Cuando la Fraternidad se deja hacer a imagen de Dios
Hace 2000 años Dios quiso visitarnos de una forma “palpable”. Como todo buen visitante, no vino con las manos vacías, sino que nos trajo un obsequio que más bien son dos. Nos trajo la redención y nos dio la posibilidad de poder disfrutar de ella ahora, sin necesidad de esperar a una vida futura desencarnada, aunque no sin cuerpo. Para ello nos revela un secreto. Nos dijo al oído quien era Dios, y sólo los que no están demasiado estresados y tienen tiempo para guardar un poco de silencio son capaces de escucharlo.
2000 años después podemos preguntarnos qué hemos oído nosotros, quién es nuestro Dios. Dios se nos revela en comunión trinitaria. ¿Cómo no pensar entonces que la imagen de Dios que somos nosotros alcanza su mayor plenitud en la comunión de vida? ¿Y por qué no pensar también que la Fraternidad es un hermoso regalo de Dios para vivir esa comunión cristiana sin otros lazos que la justifiquen que no sean los que brotan de compartir una misma fe? Vosotros sois la luz del mundo, nos dice el Señor. ¿Por qué? Porque reflejáis la luz y la vida de Dios. La comunión vivida con los lazos del amor es el anuncio más claro y creíble del Evangelio. Y esto es tanto más cuanto en nuestra sociedad se defiende el derecho de la persona refugiándola en su individualidad y diluyéndola en un todo variopinto sin identidades claras ni sentido de pertenencia.
Nuestro tiempo nos ofrece grandes posibilidades materiales y humanas, pero nuestra sociedad se revela como incapaz de ser aglutinadora. Los compromisos personales con los demás no pasan de la temporalidad propia de las ONGs, que alguien ha calificado como “sutil intercambio de servicios prestados por buenos sentimientos tenidos” (Martin Barnes). Sin duda que para algunos es mucho más que esto, pero por su misma estructura no permiten ir demasiado lejos.

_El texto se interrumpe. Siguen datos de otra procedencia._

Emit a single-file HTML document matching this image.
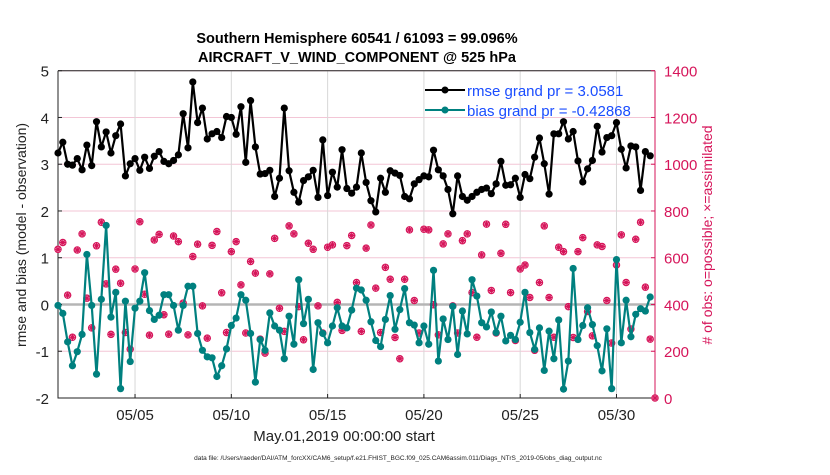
<!DOCTYPE html>
<html><head><meta charset="utf-8"><style>
body{margin:0;background:#fff;width:830px;height:470px;overflow:hidden;font-family:"Liberation Sans",sans-serif}
</style></head><body>
<svg id="chart" width="830" height="470" xmlns="http://www.w3.org/2000/svg" font-family="Liberation Sans, sans-serif">
<text x="357" y="43" text-anchor="middle" font-size="14.5" font-weight="bold">Southern Hemisphere 60541 / 61093 = 99.096%</text>
<text x="357" y="62" text-anchor="middle" font-size="14.5" font-weight="bold">AIRCRAFT_V_WIND_COMPONENT @ 525 hPa</text>
<g id="grid"></g><g id="axes"></g><g id="series"></g>
<text x="344" y="441" text-anchor="middle" font-size="15" fill="#222">May.01,2019 00:00:00 start</text>
<text x="398" y="460" text-anchor="middle" font-size="6.5" fill="#222">data file: /Users/raeder/DAI/ATM_forcXX/CAM6_setup/f.e21.FHIST_BGC.f09_025.CAM6assim.011/Diags_NTrS_2019-05/obs_diag_output.nc</text>
<text transform="translate(26,235) rotate(-90)" text-anchor="middle" font-size="14" fill="#222">rmse and bias (model - observation)</text>
<text transform="translate(712,235) rotate(-90)" text-anchor="middle" font-size="14" fill="#d6155a"># of obs: o=possible; ×=assimilated</text>
<g>
<line x1="425" y1="90" x2="465" y2="90" stroke="#000" stroke-width="2"/><circle cx="445" cy="90" r="3.5" fill="#000"/>
<text x="467" y="96" font-size="15" fill="#1a4dff">rmse grand pr = 3.0581</text>
<line x1="425" y1="110" x2="465" y2="110" stroke="#00807f" stroke-width="2"/><circle cx="445" cy="110" r="3.5" fill="#00807f"/>
<text x="467" y="116" font-size="15" fill="#1a4dff">bias grand pr = -0.42868</text>
</g>
</svg>
<script>
const rmse=[3.24,3.47,3.00,2.98,3.12,2.88,3.41,2.97,3.91,3.37,3.69,3.24,3.61,3.86,2.75,3.01,3.12,2.87,3.15,2.91,3.17,3.27,3.06,3.01,3.08,3.20,4.08,3.35,4.76,3.89,4.20,3.54,3.65,3.70,3.57,4.02,4.00,3.64,4.23,3.04,4.36,3.37,2.79,2.80,2.87,2.31,2.70,4.20,2.86,2.40,2.19,2.65,2.73,2.87,2.29,3.52,2.33,2.83,2.51,3.31,2.48,2.38,2.51,3.24,2.61,2.22,1.98,2.70,2.40,2.86,2.81,2.76,2.31,2.26,2.58,2.67,2.75,2.73,3.30,2.88,2.75,2.46,1.94,2.75,2.31,2.23,2.31,2.40,2.46,2.49,2.37,2.58,3.06,2.55,2.56,2.70,2.29,2.78,2.69,3.15,3.56,3.01,2.36,3.65,3.65,3.91,3.54,3.70,3.07,2.62,2.90,3.08,3.81,3.26,3.57,3.61,3.89,3.32,2.92,3.39,3.37,2.44,3.27,3.18];
const bias=[-0.02,-0.19,-0.80,-1.31,-1.01,-0.64,1.07,-0.02,-1.49,0.11,1.69,-0.27,0.26,-1.80,0.07,-1.22,-0.08,0.07,0.68,-0.13,-0.32,-0.23,0.21,0.21,-0.02,-0.55,-0.02,0.39,0.39,-0.62,-0.98,-1.12,-1.14,-1.54,-1.31,-0.95,-0.45,-0.29,0.21,0.09,-0.62,-1.66,-0.75,-0.98,-0.18,-0.46,-0.55,-1.16,-0.25,-0.85,0.53,-0.41,0.11,-1.39,-0.39,-0.62,-0.82,-0.46,-0.07,-0.46,-0.50,-0.12,0.35,0.31,0.09,-0.37,-0.77,-0.90,-0.32,0.19,-0.53,-0.11,0.34,-0.39,-0.44,-0.82,-0.46,-0.85,0.73,-1.21,-0.31,-0.75,-0.04,-1.07,-0.14,-0.63,0.53,0.18,-0.39,-0.48,-0.16,-0.60,-0.25,-0.78,-0.66,-0.75,-0.38,0.26,-0.60,-0.96,-0.50,-1.41,-0.57,-1.16,-0.33,-1.81,-1.21,0.77,-0.75,-0.45,-0.07,-0.43,-0.88,-1.42,-0.52,-1.80,0.96,-0.82,0.09,-0.69,-0.21,-0.09,-0.14,0.16];
const nobs=[636,665,440,260,633,702,427,300,651,752,488,272,551,491,280,209,552,754,444,269,676,700,356,273,693,669,406,270,605,658,394,256,653,712,450,280,626,669,484,278,584,534,252,192,531,683,384,285,736,702,391,249,662,636,394,278,645,655,409,289,652,695,494,285,641,740,470,280,559,508,259,168,508,719,417,278,722,719,399,270,659,702,394,278,673,702,451,260,612,744,460,278,619,743,451,246,552,569,430,204,494,736,430,260,645,626,391,259,626,686,370,266,655,648,417,235,569,698,494,295,679,752,474,252,0];
const yTicks=[5,4,3,2,1,0,-1,-2];
const rTicks=[1400,1200,1000,800,600,400,200,0];
const xTickDays=[4,9,14,19,24,29];
const xTickLabels=["05/05","05/10","05/15","05/20","05/25","05/30"];

const NS="http://www.w3.org/2000/svg";
const L=58,R=655,T=70.7,B=398;
const X=d=>L+(d/31)*(R-L);
const Y=v=>B-(v+2)/7*(B-T);
const YR=n=>B-n/1400*(B-T);
function mk(tag,attrs,parent){const e=document.createElementNS(NS,tag);for(const k in attrs)e.setAttribute(k,attrs[k]);document.getElementById(parent).appendChild(e);return e;}
const red="#d6155a",teal="#00807f";
yTicks.forEach(v=>{const g=mk('line',{x1:L,x2:R,y1:Y(v),y2:Y(v),stroke:'#f3c6d6','stroke-width':1},'grid');

});
xTickDays.forEach(d=>{const g=mk('line',{x1:X(d),x2:X(d),y1:T,y2:B,stroke:'#d8d8d8','stroke-width':1},'grid');

});
const z=mk('line',{x1:L,x2:R,y1:Y(0),y2:Y(0),stroke:'#b5b5b5','stroke-width':2.5},'grid');


const fr=mk('path',{d:`M${L},${T}H${R}M${L},${T}V${B}H${R}`,stroke:'#222',fill:'none','stroke-width':1},'axes');


const ra=mk('line',{x1:R,x2:R,y1:T,y2:B,stroke:red,'stroke-width':1},'axes');


yTicks.forEach(v=>{const t=mk('text',{x:L-9,y:Y(v)+6,'text-anchor':'end','font-size':15,fill:'#222'},'axes');t.textContent=v;


mk('line',{x1:L,x2:L+4,y1:Y(v),y2:Y(v),stroke:'#222'},'axes');});
rTicks.forEach(n=>{const t=mk('text',{x:R+9,y:YR(n)+6,'font-size':15,fill:red},'axes');t.textContent=n;


mk('line',{x1:R-4,x2:R,y1:YR(n),y2:YR(n),stroke:red},'axes');});
xTickDays.forEach((d,i)=>{const t=mk('text',{x:X(d),y:420,'text-anchor':'middle','font-size':15,fill:'#222'},'axes');t.textContent=xTickLabels[i];


mk('line',{x1:X(d),x2:X(d),y1:B,y2:B-4,stroke:'#222'},'axes');});
nobs.forEach((n,i)=>{const x=X(i/4),y=YR(n);
const g=mk('g',{},'series');


const c=document.createElementNS(NS,'circle');c.setAttribute('cx',x);c.setAttribute('cy',y);c.setAttribute('r',3.2);c.setAttribute('fill','none');c.setAttribute('stroke',red);c.setAttribute('stroke-width',1.1);g.appendChild(c);
const p=document.createElementNS(NS,'path');p.setAttribute('d',`M${x-3.5},${y}H${x+3.5}M${x},${y-3.5}V${y+3.5}M${x-2.5},${y-2.5}L${x+2.5},${y+2.5}M${x-2.5},${y+2.5}L${x+2.5},${y-2.5}`);p.setAttribute('stroke',red);p.setAttribute('stroke-width',1.2);g.appendChild(p);});
function line(arr,col,name){
const l=mk('polyline',{points:arr.map((v,i)=>X(i/4)+','+Y(v)).join(' '),fill:'none',stroke:col,'stroke-width':2.2,'stroke-linejoin':'round'},'series');


arr.forEach((v,i)=>{const c=mk('circle',{cx:X(i/4),cy:Y(v),r:3.6,fill:col},'series');

});}
line(bias,teal,'bias');
line(rmse,'#000','rmse');
</script>
</body></html>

Crece la idea de lo sagrado del individuo, mientras que la institución social se ve incapaz de mantenerlos unidos. El hombre actual se sabe libre por haber roto con estructuras pasadas asentadas en el principio de autoridad –muchas veces eclesial- y en la tradición. Pero al mismo tiempo experimenta la fragilidad de afirmarse sólo en sí mismo. Busca el apoyo en los otros creando asociaciones de intereses comunes, que lógicamente no pueden zafarse de su latente egoísmo y una cierta hostilidad. Los necesarios gestos de cortesía que intercambian cumplidos y fingen una preocupación por el bien de los otros, no logran enmascarar la realidad de que cada uno busca lo suyo.
La comunidad cristiana no será reflejo trinitario sino supera ese “tic” cultural. Una comunidad es mucho más que un compartir intereses. Es, ante todo, compartir la vida, los valores, las creencias, acoger al otro y sentirnos acogidos. Es reflejar la presencia de Cristo en medio de nosotros. En una comunidad así sentimos la alegría de sabernos nosotros mismos en relación con los demás.
Es un reto para todos nosotros. Dejémonos iluminar para poder reflejar esa luz. La Fraternidad es algo que irá creciendo en la medida en que dejemos que Cristo esté en medio y trabajemos por acrecentar su presencia. La comunidad de monjes de Huerta ha celebrado en el Encuentro 2000 sus cincuenta años de “estabilidad”, de compromiso público en la tarea de establecer una comunión de vida entre los hermanos. Hoy nos gozamos de ver en la Fraternidad una nueva vida que se va desarrollando abriéndonos nuevos horizontes de comunión. Sin duda también vosotros lo experimentáis.